In the last two years, the Obama administration has published hundreds of new regulations that are technically illegal because they were not reported to Congress as required under law, a new analysis has found.
According to
The Washington Post, the rules, as well as an estimated 1,800 other regulations, should not be in effect, but there is little lawmakers or the courts can do to change the situation or "the obscure, Byzantine process used to create federal regulations."
"It's pretty apparent that the system is broken," Curtis Copeland, a retired Congressional Research Service staffer who discovered and analyzed the issue, told the Post. "It would seem this is one area where congressional Republicans and Democrats could get together and say: 'This is crazy. We can fix this.'"

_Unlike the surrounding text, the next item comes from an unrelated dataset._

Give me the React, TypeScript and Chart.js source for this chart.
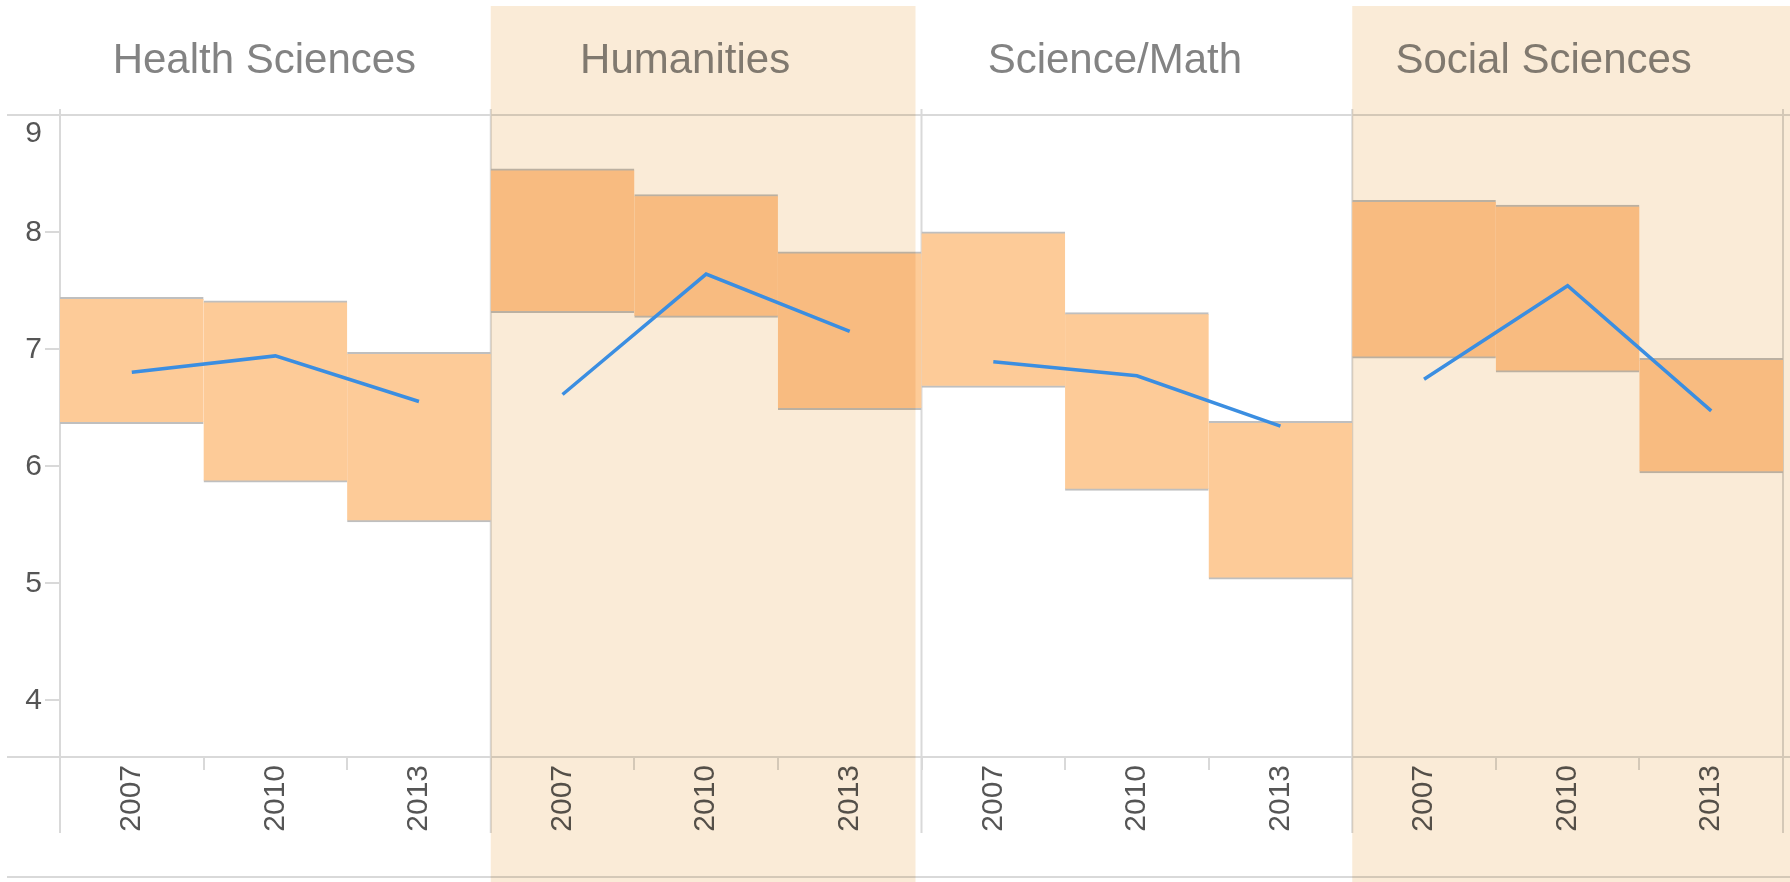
import React, { useEffect, useRef } from 'react';
import { Chart, registerables } from 'chart.js';

Chart.register(...registerables);

const panels = ['Health Sciences', 'Humanities', 'Science/Math', 'Social Sciences'];
const years = ['2007', '2010', '2013'];
const yTicks = [4, 5, 6, 7, 8, 9];
const yMin = 3.51;
const yMax = 9;
const shadedPanels = [1, 3];

const healthLow = [6.36, 5.86, 5.52];
const healthHigh = [7.44, 7.41, 6.97];
const healthMean = [6.8, 6.94, 6.55];

const humanitiesLow = [7.31, 7.27, 6.48];
const humanitiesHigh = [8.54, 8.32, 7.83];
const humanitiesMean = [6.61, 7.64, 7.15];

const scienceLow = [6.67, 5.79, 5.03];
const scienceHigh = [8.0, 7.31, 6.38];
const scienceMean = [6.89, 6.77, 6.34];

const socialLow = [6.92, 6.8, 5.94];
const socialHigh = [8.27, 8.23, 6.92];
const socialMean = [6.74, 7.54, 6.47];

const FONT = '"Liberation Sans", Arial, Helvetica, sans-serif';
const LINE_GREY = '#d9d9d9';
const titleShift = [-11, -21, -22, -24];

export default function App() {
  const ref = useRef<HTMLCanvasElement | null>(null);

  useEffect(() => {
    if (!ref.current) return;
    const labels = panels.flatMap((p) => years.map((y) => `${p} ${y}`));
    const lows = [...healthLow, ...humanitiesLow, ...scienceLow, ...socialLow];
    const highs = [...healthHigh, ...humanitiesHigh, ...scienceHigh, ...socialHigh];
    const means = [healthMean, humanitiesMean, scienceMean, socialMean];
    const barData = lows.map((l, i) => [l, highs[i]]);

    const lineSets = means.map((m, p) => {
      const d: (number | null)[] = Array(labels.length).fill(null);
      m.forEach((v, k) => (d[p * 3 + k] = v));
      return {
        type: 'line' as const,
        data: d,
        borderColor: '#3b8ee1',
        borderWidth: 3.5,
        pointRadius: 0,
        fill: false,
        spanGaps: false,
        order: 1,
      };
    });

    const bnd = (chart: any, i: number) => {
      const x = chart.scales.x;
      const half = (x.getPixelForValue(1) - x.getPixelForValue(0)) / 2;
      return i < labels.length ? x.getPixelForValue(i) - half : x.getPixelForValue(labels.length - 1) + half;
    };

    const panelPlugin = {
      id: 'panelPlugin',
      beforeDatasetsDraw(chart: any) {
        const ctx = chart.ctx;
        const y = chart.scales.y;
        const W = chart.width;
        ctx.save();
        ctx.strokeStyle = LINE_GREY;
        ctx.lineWidth = 2;
        const hLines = [Math.round(y.getPixelForValue(yMax)), chart.chartArea.bottom, 877];
        hLines.forEach((yy: number) => {
          ctx.beginPath();
          ctx.moveTo(7, yy);
          ctx.lineTo(W, yy);
          ctx.stroke();
        });
        for (let p = 0; p <= panels.length; p++) {
          const bx = bnd(chart, p * 3);
          ctx.beginPath();
          ctx.moveTo(bx, 109);
          ctx.lineTo(bx, 833);
          ctx.stroke();
        }
        ctx.font = `42px ${FONT}`;
        ctx.textAlign = 'center';
        ctx.textBaseline = 'alphabetic';
        ctx.fillStyle = '#838383';
        panels.forEach((t, p) => {
          const cx = (bnd(chart, p * 3) + bnd(chart, p * 3 + 3)) / 2 + titleShift[p];
          ctx.fillText(t, cx, 73);
        });
        ctx.font = `30px ${FONT}`;
        ctx.textAlign = 'right';
        ctx.textBaseline = 'middle';
        ctx.fillStyle = '#555555';
        yTicks.forEach((v) => {
          let py = y.getPixelForValue(v);
          if (v === yMax) py += 18;
          ctx.fillText(String(v), 42, py + 1);
        });
        ctx.restore();
      },
      afterDatasetDraw(chart: any, args: any) {
        if (args.index !== 0) return;
        const ctx = chart.ctx;
        ctx.save();
        ctx.globalCompositeOperation = 'multiply';
        ctx.fillStyle = '#faebd7';
        shadedPanels.forEach((p) => {
          const x0 = bnd(chart, p * 3);
          const x1 = p * 3 + 3 >= labels.length ? chart.width : bnd(chart, p * 3 + 3) - 6;
          ctx.fillRect(x0, 6, x1 - x0, chart.height - 6);
        });
        ctx.restore();
      },
    };

    const chart = new Chart(ref.current, {
      type: 'bar',
      data: {
        labels,
        datasets: [
          {
            type: 'bar',
            data: barData as any,
            backgroundColor: '#fdcb98',
            borderColor: '#bfbfbf',
            borderWidth: { top: 2, bottom: 2, left: 0, right: 0 },
            borderSkipped: false,
            barPercentage: 1,
            categoryPercentage: 1,
            order: 2,
          },
          ...lineSets,
        ] as any,
      },
      options: {
        animation: false,
        responsive: true,
        maintainAspectRatio: false,
        layout: { padding: { left: 0, top: 115, right: 7, bottom: 0 } },
        plugins: { legend: { display: false }, tooltip: { enabled: false } },
        scales: {
          x: {
            type: 'category',
            offset: true,
            grid: {
              display: true,
              drawOnChartArea: false,
              drawTicks: true,
              tickLength: 13,
              color: LINE_GREY,
              tickColor: LINE_GREY,
              lineWidth: 2,
              offset: true,
            },
            border: { display: false },
            ticks: {
              autoSkip: false,
              minRotation: 90,
              maxRotation: 90,
              padding: -5,
              color: '#555555',
              font: { size: 30, family: FONT },
              callback: (_v: any, i: number) => years[i % years.length],
            },
            afterFit: (s: any) => {
              s.height = 125;
            },
          },
          y: {
            min: yMin,
            max: yMax,
            afterBuildTicks: (s: any) => {
              s.ticks = yTicks.map((v) => ({ value: v }));
            },
            grid: {
              display: true,
              drawOnChartArea: false,
              drawTicks: true,
              tickLength: 15,
              color: LINE_GREY,
              tickColor: LINE_GREY,
              lineWidth: 2,
            },
            border: { display: false },
            ticks: { display: false },
            afterFit: (s: any) => {
              s.width = 60;
            },
          },
        },
      } as any,
      plugins: [panelPlugin],
    });
    return () => chart.destroy();
  }, []);

  return (
    <div style={{ position: 'absolute', left: 0, top: 0, width: 1790, height: 882 }}>
      <canvas ref={ref} />
    </div>
  );
}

A 1996 statute requires that most federal rules are to be reported to the House and Senate in paper form and also to the General Accountability Office electronically. The original intent of the law was to give lawmakers the power to overturn new regulations they may have objected to before they took effect.
But since then, Congress only objected to one rule and some have said the law and its bureaucratic requirements have become a hassle and confusing, according to the Post.

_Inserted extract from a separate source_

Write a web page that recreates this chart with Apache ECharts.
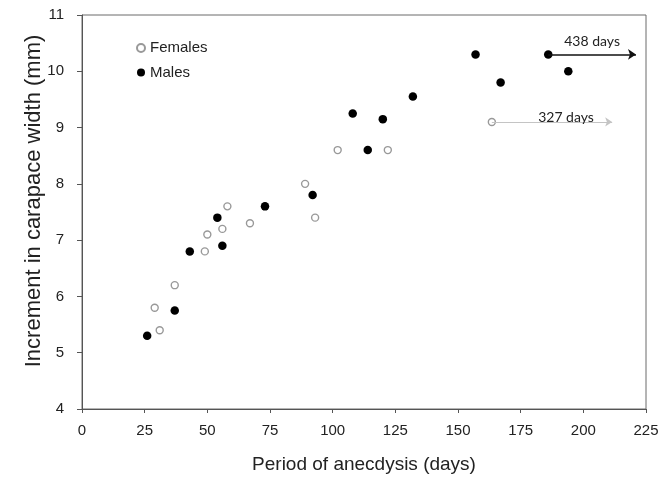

From 2012, the Obama administration stopped following the procedure altogether, either because of bureaucratic oversight or because some regulations were considered too insignificant to be reported.
However, failing to report many of the rules is a "technical violation" of the statute, "and the law says they can't take effect," Robert Cramer, the GAO's managing associate general counsel, told the Post.
It appears nothing can be done to address the situation because lawmakers and courts cannot step in to demand that agencies submit the required paperwork: Congress barred unreported regulations from judicial review, as did two federal appeals courts, according to the Post.
Meanwhile, by November 2011, the GAO stopped tracking all but the biggest new regulations as a result of staff cuts, though the Office of Management and Budget has said that 43 "significant" rules slipped through the cracks and went unreported, six of which were considered major.
The Defense Department, Coast Guard, and Federal Aviation Administration accounted for more than a third of the rules that were published in the Federal Register in 2012 and 2013 but were never filed with the GAO, Copeland's analysis showed.
Past efforts to revise the law's reporting requirements have failed, the White House views it as an agency responsibility, and the OMB told the Post that it does not oversee the rules submissions of other agencies.
"The Congressional Rules Act states that the responsibility to report to Congress and GAO lies with the rulemaking agency," Emily Cain, a spokeswoman for the OMB, told the Post.